Le titre, Frank Ketchup, est un clin d’oeil direct au personnage mythique de Frankenstein, à cette volonté de fabriquer du vivant et de jouer dans les origines de la vie. La pièce interroge, entre autres, la place de l’humain et de l’identité des êtres dans un monde où règnent les nouvelles technologies. "Nous nous sommes surtout attardés au bouleversement des techniques de procréation. Aux États-Unis, beaucoup de couples ont recours à la fécondation in vitro, même s’ils sont fertiles. Le spectre de l’eugénisme est là", estime la metteure en scène.

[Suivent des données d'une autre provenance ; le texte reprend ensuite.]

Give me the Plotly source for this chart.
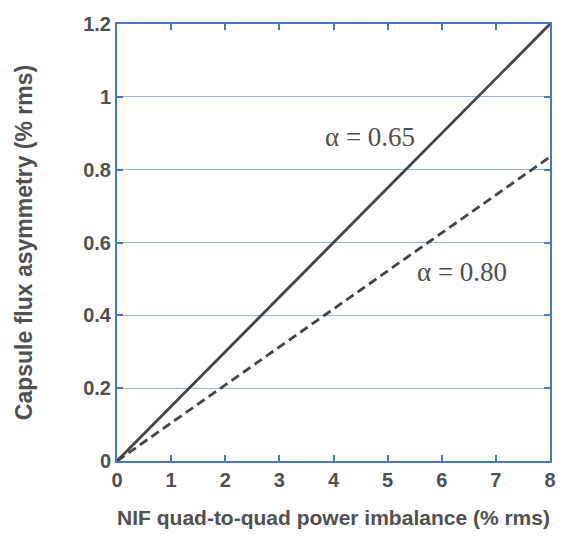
import plotly.graph_objects as go

x_vals = [0, 8]
y_alpha065 = [0, 1.2]
y_alpha080 = [0, 0.835]
x_ticks = [0, 1, 2, 3, 4, 5, 6, 7, 8]
y_ticks = [0, 0.2, 0.4, 0.6, 0.8, 1, 1.2]
y_ticklabels = ["0", "0.2", "0.4", "0.6", "0.8", "1", "1.2"]

axis_blue = "#4a78c0"
grid_blue = "#9ab6e2"
text_gray = "#505050"
line_gray = "#444444"

fig = go.Figure()
fig.add_trace(go.Scatter(x=x_vals, y=y_alpha065, mode="lines",
                         line=dict(color=line_gray, width=2.8), showlegend=False))
fig.add_trace(go.Scatter(x=x_vals, y=y_alpha080, mode="lines",
                         line=dict(color=line_gray, width=2.8, dash="9px,5px"), showlegend=False))

fig.add_annotation(x=4.67, y=0.89, text="α = 0.65", showarrow=False,
                   font=dict(family="Liberation Serif", size=27, color=text_gray))
fig.add_annotation(x=6.37, y=0.52, text="α = 0.80", showarrow=False,
                   font=dict(family="Liberation Serif", size=27, color=text_gray))

# page body has an 8px margin: size the figure so the page fits the window
fig.update_layout(
    width=549, height=521,
    margin=dict(l=109, r=7, t=16, b=68),
    paper_bgcolor="white", plot_bgcolor="white",
    font=dict(family="Liberation Sans", color=text_gray),
)
fig.update_xaxes(
    range=[0, 8], tickvals=x_ticks, automargin=False,
    ticks="inside", ticklen=6, tickwidth=1.5, tickcolor=axis_blue,
    showline=True, linecolor=axis_blue, linewidth=2, mirror="ticks",
    showgrid=False, zeroline=False,
    tickfont=dict(family="Liberation Sans", size=20, color=text_gray, weight="bold"),
    title=dict(text="<b>NIF quad-to-quad power imbalance (% rms)</b>",
               font=dict(family="Liberation Sans", size=21, color=text_gray), standoff=27),
)
fig.update_yaxes(
    range=[0, 1.2], tickvals=y_ticks, ticktext=y_ticklabels, automargin=False,
    ticks="inside", ticklen=6, tickwidth=1.5, tickcolor=axis_blue,
    showline=True, linecolor=axis_blue, linewidth=2, mirror="ticks",
    showgrid=True, gridcolor=grid_blue, gridwidth=1.2, zeroline=False,
    tickfont=dict(family="Liberation Sans", size=20, color=text_gray, weight="bold"),
    title=dict(text="<b>Capsule flux asymmetry (% rms)</b>",
               font=dict(family="Liberation Sans", size=23, color=text_gray), standoff=44),
)
fig.write_html("out.html")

Fidèle à ses habitudes, Nadeau use d’une mixité des langages artistiques et propose un spectacle multidisciplinaire où s’entrecroisent théâtre, télévision et cinéma. Elle décrit sa proposition scénographique comme une mosaïque de cases qui s’ouvrent et se ferment à l’aide d’écrans, un espace où les spectateurs peuvent voir évoluer les comédiens sur trois étages, en plus de contempler des projections vidéo. "Dans ma mise en scène, j’inclus de manière détournée cette zone floue entre le virtuel et le réel, le fabriqué et le naturel. Au niveau de la mixité des langages, je suis allée plus loin que jamais dans ce show-là", conclut-elle.